There are a couple of weak points of the GT80 Titan, though some may disagree. The first is the panel. It's an 18.4-inch panel at a pedestrian resolution of 1920x1080. With this much graphics grunt, gaming at 1920x1080 practically handcuffs the pair of 980 cards. The good news is, the laptop is set up to support three monitors in surround mode using a pair of miniDP ports and an HDMI port.
The other weakness will bug those who intend to use the GT80 for CPU intensive tasks. Despite its bulk, the GT80 Titan is really no faster than the HP Omen and Razer Blade Pro 2014.

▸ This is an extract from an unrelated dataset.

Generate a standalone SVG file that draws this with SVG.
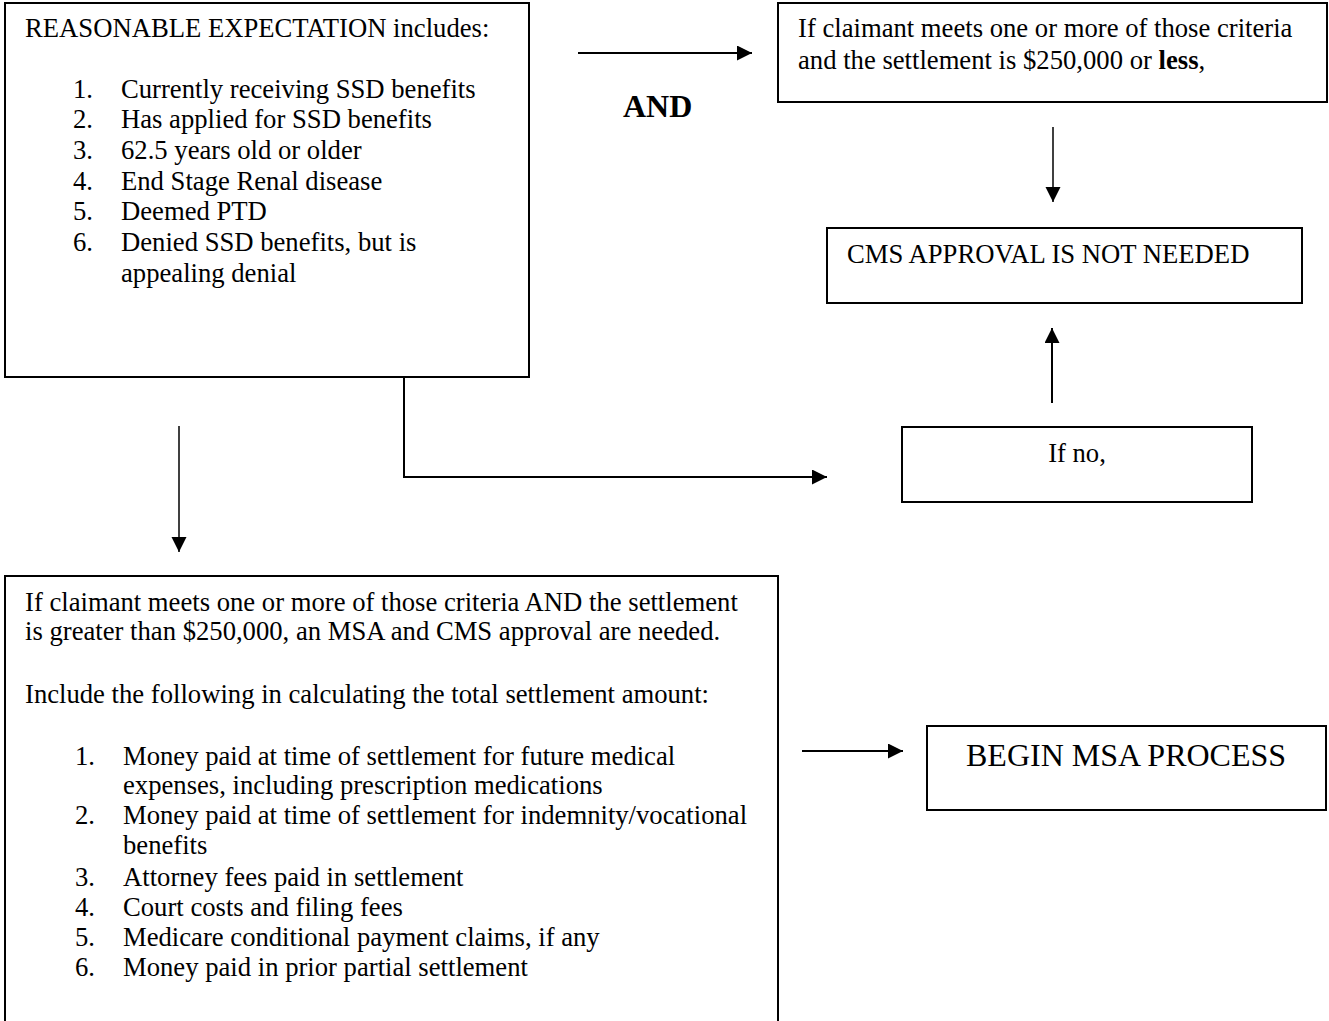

That's a little disappointing. For gaming loads, it's really no big deal. In fact, for someone who is primarily interested in a gaming laptop, I generally say skimp on the CPU and throw it all at the GPU. Still, to see the thick GT80 pull even with the thin-as- hell HP Omen is, well, a letdown. It's like stomping on the gas pedal in your vintage muscle car at a stop light, laying some rubber, and then arriving at the next light to see the funny electric car you thought you burned sitting right next to you. And yes, I included the encoding performance of the AVADirect X99 and its 8-core beast to show you who is large and in charge.
MSI may have skimped on CPU in our config, but it was generous with storage. The company takes advantage of the plentiful space to give you the ability to run up to four M.2 SATA drives in RAID 0. Our unit came with two Kingston 128GB M.2 SATA drives in RAID 0, and performance of both was a blistering 1,000MB/s reads and 600MB/s writes. Call us picky bastards, but we wonder what performance would be like with even faster drives, or with four.
Getting to those drives is easy, too. Just unscrew two Philips heads on the bottom and slide open to access all four M.2 slots, as well as two additional SO-DIMM slots for RAM, the optical drive (a Blu-ray burner in this case), and a 1TB Hitachi HDD.
It's also worth mentioning the acoustics of the GT80 Titan. Under a CPU load it's quiet, but after a long session of gaming the fans will spool up enough to let you know they're there. It's not loud, but it's right on the border at times. Fortunately it's a dull roar, not a shrill whine. There's even a button to spool the fans up to max rpm's, but with overclocking currently disabled on the mobile GTX 980 parts, I'm not sure what the point is.
The other big cost is the actual cost. Such an odd-duck laptop packed to the gills with hardware won't be cheap. The configuration I reviewed, the GT80 SLI-001, will set your credit card back $3,400. Most high-performance gaming notebooks with a single GeForce GTX 980 will set you back $2,300. That means you're definitely paying a hefty premium for the GT80 Titan SLI, but you're really getting desktop-like performance and that slick mechanical keyboard.